Re: Mike and Tom - 10/02/05 03:15 PM

Juventus, my belief has always been that Michael, rightly or wrongly, blamed Tom for some of the misfortunes that befell the family. I think he felt that Tom was partly responsible for Sonny's assassination because Tom failed to uncover the connection between Carlo's beatings of Connie and the plot to kill Sonny. He may also have seen in Tom, whose training was as a lawyer, a "weakness" (my word) for negotiation vs. action--for example, Tom urging Sonny to make the deal with Sollozzo, and Tom arguing against killing McCluskey, even though leaving him alive represented a mortal danger to Vito. Tom also failed completely to find out that Frankie Pentangeli had survived--which meant that Michael had opened himself to five counts of perjury in his Senate testimony. That one was really bad.
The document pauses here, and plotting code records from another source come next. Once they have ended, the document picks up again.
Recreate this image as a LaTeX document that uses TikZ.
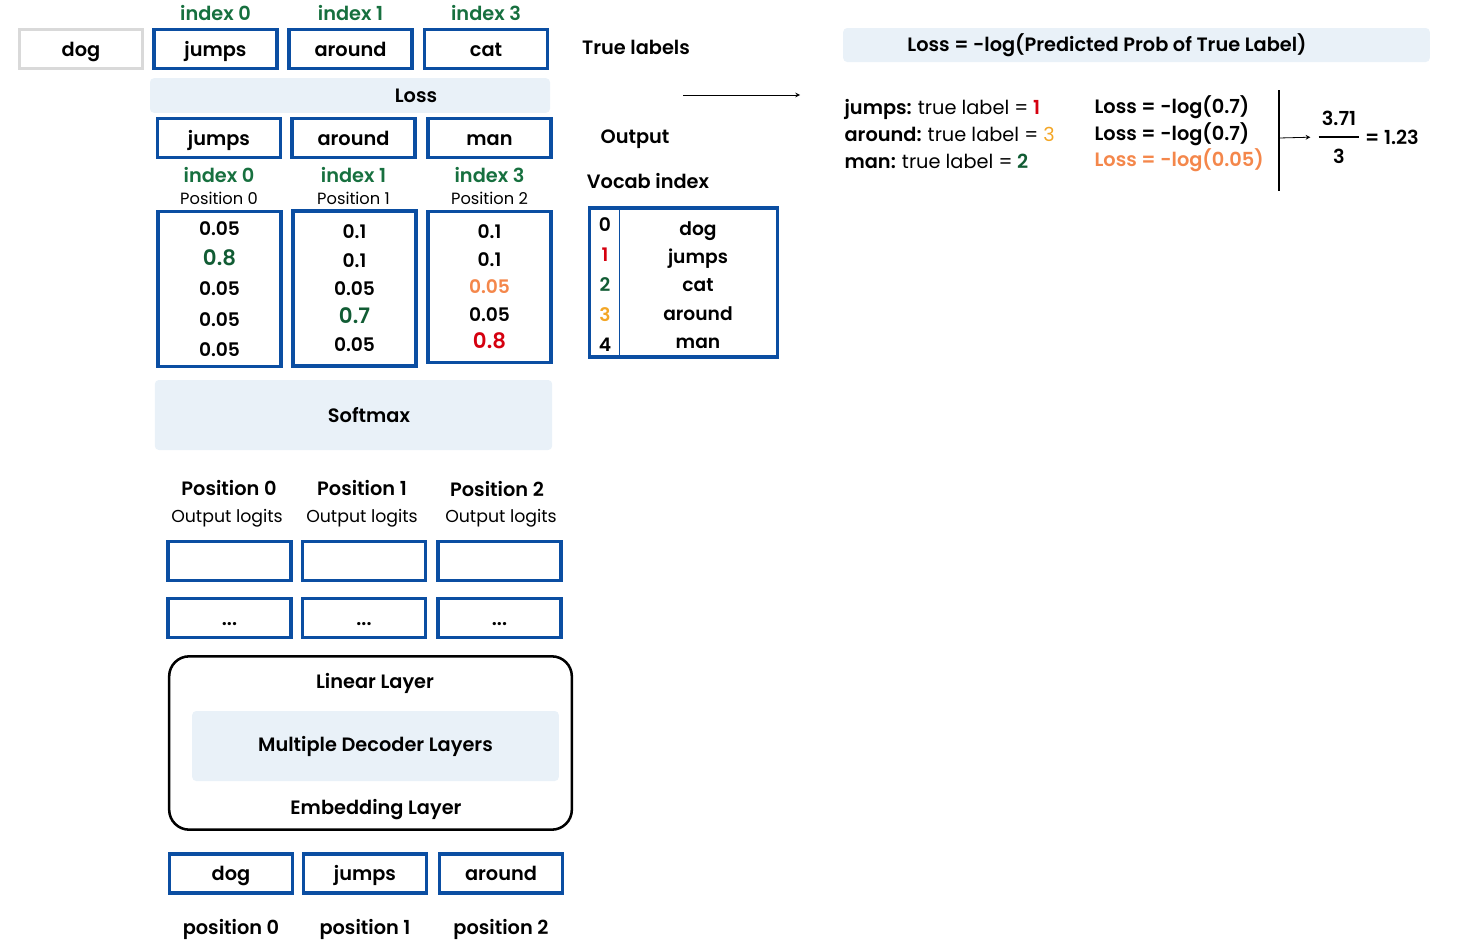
\documentclass[tikz,border=0pt]{standalone}
\usepackage{fontspec}
\IfFontExistsTF{Poppins SemiBold}
  {\setmainfont{Poppins}[BoldFont={Poppins SemiBold}]}
  {\setmainfont{Poppins}}
\usepackage{tikz}
\usetikzlibrary{arrows.meta, positioning}
\tikzset{>={Latex[width=2mm,length=2mm]}}

\definecolor{tokblue}{HTML}{0B4EA2}
\definecolor{tokgrey}{HTML}{D9D9D9}
\definecolor{bandblue}{HTML}{E9F1F8}
\definecolor{idxgreen}{HTML}{17703F}
\definecolor{probgreen}{HTML}{115C34}
\definecolor{tokred}{HTML}{D5000F}
\definecolor{lossorange}{HTML}{F4874B}
\definecolor{labyellow}{HTML}{F3A626}

\newcommand{\tokfont}{\bfseries\fontsize{14.5}{17}\selectfont}
\newcommand{\subfont}{\fontsize{12.2}{14}\selectfont}
\newcommand{\regfont}{\fontsize{13}{16}\selectfont}
\newcommand{\hinum}[2]{{\color{#1}\fontsize{16}{22}\selectfont #2}}

\tikzset{
  tok/.style = {draw=tokblue, line width=2.6pt, minimum width=92pt, minimum height=29pt, inner sep=0pt,
                text height=13pt, text depth=2pt, font=\tokfont},
  greytok/.style = {tok, draw=tokgrey},
  band/.style = {fill=bandblue, rounded corners=3pt, inner sep=0pt, font=\tokfont},
  txt/.style = {inner sep=1pt, font=\tokfont},
  idx/.style = {txt, text=idxgreen},
  sub/.style = {inner sep=1pt, font=\subfont},
  reg/.style = {inner sep=1pt, font=\regfont},
  probbox/.style = {tok, align=center, text height=, text depth=},
  modelbox/.style = {draw, line width=1.9pt, rounded corners=15pt},
}

\begin{document}
\begin{tikzpicture}[x=0.75pt, y=0.75pt]
\useasboundingbox (0,0) rectangle (1461,-946);

% true labels
\node (tdog) [greytok] at (81,-49) {dog};
\node (t1) [tok] at (215.5,-49) {jumps};
\node (t2) [tok] at (350.5,-49) {around};
\node (t3) [tok] at (486,-49) {cat};
\node (ti1) [idx, above=4.5pt of t1] {index 0};
\node (ti2) [idx, above=4.5pt of t2] {index 1};
\node (ti3) [idx, above=4.5pt of t3] {index 3};
\node (truelab) [txt] at (636,-47) {True labels};

\node (lossband) [band, minimum width=300pt, minimum height=26pt] at (350,-95.5) {};
\node (loss) [txt] at (416,-95.5) {Loss};

% predicted tokens
\node (p1) [tok] at (219,-138) {jumps};
\node (p2) [tok] at (353.5,-138) {around};
\node (p3) [tok] at (489.5,-138) {man};
\node (pi1) [idx, below=5pt of p1] {index 0};
\node (pi2) [idx, below=5pt of p2] {index 1};
\node (pi3) [idx, below=5pt of p3] {index 3};
\node (pp1) [sub, below=5pt of pi1] {Position 0};
\node (pp2) [sub, below=5pt of pi2] {Position 1};
\node (pp3) [sub, below=5pt of pi3] {Position 2};

% probabilities
\node (s1) [probbox, minimum height=116pt, font=\bfseries\fontsize{14}{22.7}\selectfont] at (219.5,-289)
  {0.05\\ \hinum{probgreen}{0.8}\\ 0.05\\ 0.05\\ 0.05};
\node (s2) [probbox, minimum height=116pt, font=\bfseries\fontsize{14}{21.2}\selectfont] at (354.5,-288.5)
  {0.1\\ 0.1\\ 0.05\\ \hinum{probgreen}{0.7}\\ 0.05};
\node (s3) [probbox, minimum height=113pt, font=\bfseries\fontsize{14}{20.6}\selectfont] at (489.5,-287)
  {0.1\\ 0.1\\ \textcolor{lossorange}{0.05}\\ 0.05\\ \hinum{tokred}{0.8}};

\node (softmax) [band, minimum width=298pt, minimum height=52.5pt] at (353.5,-415) {};
\node (softtxt) [txt] at (369,-415) {Softmax};

% output logits
\node (lp1) [txt] at (229,-488) {Position 0};
\node (lp2) [txt] at (362,-488) {Position 1};
\node (lp3) [txt] at (497,-489) {Position 2};
\node (lo1) [reg] at (227,-518) {Output logits};
\node (lo2) [reg] at (362,-518) {Output logits};
\node (lo3) [reg] at (501,-518) {Output logits};
\node (l1) [tok] at (229.5,-561) {};
\node (l2) [tok] at (364,-561) {};
\node (l3) [tok] at (499.5,-561) {};
\node (l4) [tok] at (229.5,-618) {...};
\node (l5) [tok] at (364,-618) {...};
\node (l6) [tok] at (499.5,-618) {...};

% model
\node (model) [modelbox, minimum width=302pt, minimum height=130pt] at (370.5,-743) {};
\node (linear) [txt] at (375,-683) {Linear Layer};
\node (decoder) [band, minimum width=275pt, minimum height=52.5pt] at (375.5,-746) {Multiple Decoder Layers};
\node (embed) [txt] at (376,-810) {Embedding Layer};

% inputs
\node (x1) [tok] at (231,-873.5) {dog};
\node (x2) [tok] at (365,-873.5) {jumps};
\node (x3) [tok] at (501,-873.5) {around};
\node (xp1) [txt, below=17pt of x1] {position 0};
\node (xp2) [txt, below=17pt of x2] {position 1};
\node (xp3) [txt, below=17pt of x3] {position 2};

% vocab
\node (outlab) [txt] at (635,-139) {Output};
\node (vocablab) [txt] at (648,-181) {Vocab index};
\coordinate (arr start) at (683,-95);
\coordinate (arr end) at (800,-95);
\draw [-stealth, semithick] (arr start) -- (arr end);

\node (vocab) [tok, minimum width=141pt, minimum height=112pt] at (683.5,-282.5) {};
\draw [tokblue, line width=0.8pt] ([xshift=24pt]vocab.north west) -- ([xshift=24pt]vocab.south west);
\node (vnum) [txt, align=center, font=\bfseries\fontsize{14}{22.5}\selectfont] at (605,-285)
  {0\\ \textcolor{tokred}{1}\\ \textcolor{probgreen}{2}\\ \textcolor{labyellow}{3}\\ 4};
\node (vword) [txt, align=center, font=\bfseries\fontsize{14}{21.2}\selectfont] at (698,-285)
  {dog\\ jumps\\ cat\\ around\\ man};

% loss computation
\node (formula) [band, minimum width=440pt, minimum height=25.5pt] at (1136.5,-45) {};
\node (formtxt) [txt] at (1107,-45) {Loss = -log(Predicted Prob of True Label)};

\node (labels) [txt, anchor=west, align=left, font=\bfseries\fontsize{14.5}{20}\selectfont] at (843,-134)
  {jumps: {\mdseries true label =} \textcolor{tokred}{1}\\
   around: {\mdseries true label = \textcolor{labyellow}{3}}\\
   man: {\mdseries true label =} \textcolor{probgreen}{2}};
\node (losses) [txt, anchor=west, align=left, font=\bfseries\fontsize{14.5}{20}\selectfont] at (1093,-134)
  {Loss = -log(0.7)\\ Loss = -log(0.7)\\ \textcolor{lossorange}{Loss = -log(0.05)}};

\coordinate (brk top) at (1279,-90);
\coordinate (brk bot) at (1279,-191);
\coordinate (brk mid) at (1279,-138);
\draw [line width=1pt] (brk top) -- (brk bot);
\node (frac) [txt, inner sep=0pt] at (1339,-137)
  {\renewcommand{\arraystretch}{1.6}\setlength{\arrayrulewidth}{1pt}%
   \begin{tabular}{@{\,}c@{\,}}3.71\\ \hline 3\end{tabular}};
\draw [-stealth, semithick, shorten >=6pt] (brk mid) -- (frac.west);
\node (result) [txt, right=3pt of frac] {= 1.23};
\end{tikzpicture}
\end{document}
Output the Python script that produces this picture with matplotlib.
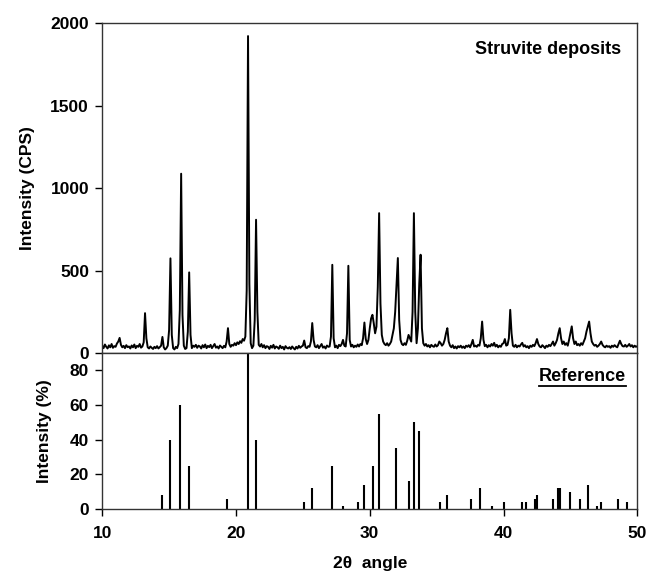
import numpy as np
import matplotlib
matplotlib.use("Agg")
import matplotlib.pyplot as plt
from matplotlib.lines import Line2D

plt.rcParams['font.family'] = ['Liberation Sans', 'DejaVu Sans']
plt.rcParams['font.weight'] = 'bold'
plt.rcParams['axes.labelweight'] = 'bold'

# measured scan, 0.1 deg steps from 10.0 to 50.0 (CPS)
scan_start, scan_step = 10.0, 0.1
cps_10_20 = [45, 30, 52, 38, 28, 47, 35, 55, 32, 42,
             38, 58, 70, 92, 50, 35, 44, 30, 48, 36,
             40, 28, 46, 35, 52, 30, 44, 38, 55, 33,
             40, 65, 242, 90, 35, 28, 40, 32, 25, 38,
             30, 42, 28, 36, 45, 98, 35, 22, 30, 45,
             140, 574, 110, 30, 22, 38, 30, 55, 260, 1087,
             230, 45, 25, 30, 130, 489, 110, 30, 45, 38,
             50, 32, 45, 40, 28, 48, 35, 52, 30, 44,
             36, 50, 30, 42, 55, 33, 40, 28, 46, 38,
             30, 44, 35, 70, 151, 55, 38, 50, 45, 60]
cps_20_30 = [48, 65, 55, 72, 62, 85, 75, 100, 380, 1921,
             420, 60, 30, 45, 200, 808, 250, 50, 40, 55,
             35, 48, 30, 42, 38, 25, 44, 33, 50, 28,
             40, 35, 26, 45, 30, 38, 22, 42, 32, 28,
             36, 25, 40, 30, 22, 38, 28, 44, 32, 40,
             45, 76, 35, 30, 42, 38, 70, 182, 80, 40,
             35, 48, 30, 42, 55, 33, 40, 28, 46, 38,
             40, 100, 535, 90, 35, 45, 30, 50, 42, 55,
             80, 45, 40, 120, 529, 80, 40, 50, 35, 45,
             38, 52, 40, 55, 48, 90, 185, 85, 55, 80]
cps_30_40 = [150, 210, 232, 180, 120, 160, 400, 848, 300, 110,
             70, 55, 48, 60, 45, 55, 70, 110, 150, 250,
             420, 576, 200, 80, 55, 48, 60, 50, 75, 110,
             90, 70, 250, 848, 250, 60, 150, 420, 596, 150,
             60, 45, 55, 40, 48, 35, 50, 42, 38, 52,
             40, 48, 70, 60, 45, 55, 80, 120, 151, 70,
             45, 35, 48, 30, 40, 28, 42, 35, 45, 32,
             40, 30, 45, 38, 48, 35, 55, 80, 40, 45,
             38, 50, 45, 90, 191, 80, 42, 50, 35, 48,
             40, 55, 45, 62, 40, 50, 35, 45, 38, 55]
cps_40_50 = [60, 85, 45, 50, 90, 262, 120, 45, 38, 50,
             35, 45, 40, 52, 62, 40, 48, 35, 42, 30,
             45, 38, 50, 42, 60, 85, 55, 40, 35, 48,
             40, 30, 45, 38, 50, 42, 55, 70, 45, 60,
             80, 120, 151, 90, 55, 70, 50, 60, 45, 80,
             120, 162, 90, 55, 70, 48, 55, 45, 60, 50,
             70, 90, 130, 160, 191, 120, 70, 55, 45, 50,
             38, 45, 55, 70, 50, 40, 35, 45, 38, 42,
             32, 45, 38, 48, 40, 35, 55, 75, 55, 42,
             40, 50, 38, 45, 55, 40, 48, 35, 45, 38, 42]

# reference pattern (stick positions and relative intensity %)
ref_2theta = [14.46, 15.03, 15.85, 16.50, 19.32, 20.87, 21.49, 25.05, 25.65,
              27.17, 27.97, 29.11, 29.56, 30.21, 30.66, 31.96, 32.90, 33.30,
              33.70, 35.22, 35.77, 37.56, 38.26, 39.16, 40.03, 41.38, 41.68,
              42.37, 42.50, 43.72, 44.07, 44.22, 44.99, 45.74, 46.31, 47.01,
              47.31, 48.58, 49.23]
ref_intensity = [8, 40, 60, 25, 6, 100, 40, 4, 12,
                 25, 2, 4, 14, 25, 55, 35, 16, 50,
                 45, 4, 8, 6, 12, 2, 4, 4, 4,
                 6, 8, 6, 12, 12, 10, 6, 14, 2,
                 4, 6, 4]

cps = np.array(cps_10_20 + cps_20_30 + cps_30_40 + cps_40_50)
two_theta = scan_start + scan_step * np.arange(len(cps))

fig = plt.figure(figsize=(6.47, 5.76), dpi=100)
ax1 = fig.add_axes([0.158, 0.387, 0.827, 0.573])
ax2 = fig.add_axes([0.158, 0.1163, 0.827, 0.2707], sharex=ax1)

ax1.plot(two_theta, cps, color='black', lw=1.4)
ax1.set_ylim(0, 2000)
ax1.set_yticks([0, 500, 1000, 1500, 2000])
ax1.set_ylabel('Intensity (CPS)', fontsize=12.5)
ax1.tick_params(axis='x', bottom=False, labelbottom=False)
ax1.text(0.97, 0.92, 'Struvite deposits', transform=ax1.transAxes,
         ha='right', va='center', fontsize=13, fontweight='bold')

ax2.vlines(ref_2theta, 0, ref_intensity, color='black', lw=1.5)
ax2.set_ylim(0, 90)
ax2.set_yticks([0, 20, 40, 60, 80])
ax2.set_xlim(10, 50)
ax2.set_xticks([10, 20, 30, 40, 50])
ax2.set_ylabel('Intensity (%)', fontsize=12.5)
ax2.set_xlabel('2θ  angle', fontsize=12.5, labelpad=11)
ref_txt = ax2.text(0.979, 0.85, 'Reference', transform=ax2.transAxes,
                   ha='right', va='center', fontsize=13, fontweight='bold')

for ax in (ax1, ax2):
    ax.tick_params(direction='out', length=5, width=1, labelsize=12.5,
                   colors='black')
    ax.tick_params(axis='y', pad=4.5)
    for sp in ax.spines.values():
        sp.set_color('#333333')
        sp.set_linewidth(1)
ax2.tick_params(axis='x', pad=7)
ax1.yaxis.set_label_coords(-0.125, 0.5)
ax2.yaxis.set_label_coords(-0.093, 0.5)

# underline "Reference"
fig.canvas.draw()
bb = ref_txt.get_window_extent()
inv = fig.transFigure.inverted()
(x0, y0), (x1, _) = inv.transform([[bb.x0, bb.y0 - 1], [bb.x1, bb.y0]])
fig.add_artist(Line2D([x0, x1], [y0, y0], transform=fig.transFigure,
                      color='black', lw=1.3))

fig.savefig('out.png', dpi=100, facecolor='white')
When Michael said to Tom that he was "out" because he was not "a wartime consigliere," he was stating a conclusion that Tom had come to about himself. In the novel, after Tom learned that Sonny had been killed but before he told Vito, Tom had a moment of self-reflection in which he concluded that "he was not a fit wartime consigliere--old Genco would have smelled a rat."

There are dramatic reasons for the insults to Tom, too. Michael leaving Tom out of the negotiations with Johnny Ola reinforced just how far Tom was "out." It also set the stage for that magnificent scene after the shooting in which Michael plays Tom like a violin, telling him that he's the only one he can completely trust, and putting him in charge of the family (temporarily)--only to revert back to insulting and abusing Tom after he came back from Cuba. A very effective vehicle for displaying how Michael's character had evolved.
Posted By: The Italian Stallionette

Re: Mike and Tom - 10/02/05 03:19 PM

I always felt sorry for Tom in that scene. frown Although Michael later explained to him why, Tom was always loyal and I don't think he deserved to be spoken to in that manner. Then again, that's Michael's way I guess. ohwell

TIS
Posted By: Don Lights

Re: Mike and Tom - 10/02/05 06:08 PM

I like the scene when he returns from Cuba and is talking to Tom. He gets angry very fast upon hearing of the miscarriage of Kay. He says something in the effect of can't you give me a straight answer anymore? To me that line suggests of Michael blaming Tom for the current problems the family faces and out of frusturation too.
Posted By: Don Andrew

Re: Mike and Tom - 10/02/05 08:38 PM

Also, Mike alienated Tom the most, blaming him for the misfortunes of the family, this is basically part of Michael's elivation to bastard.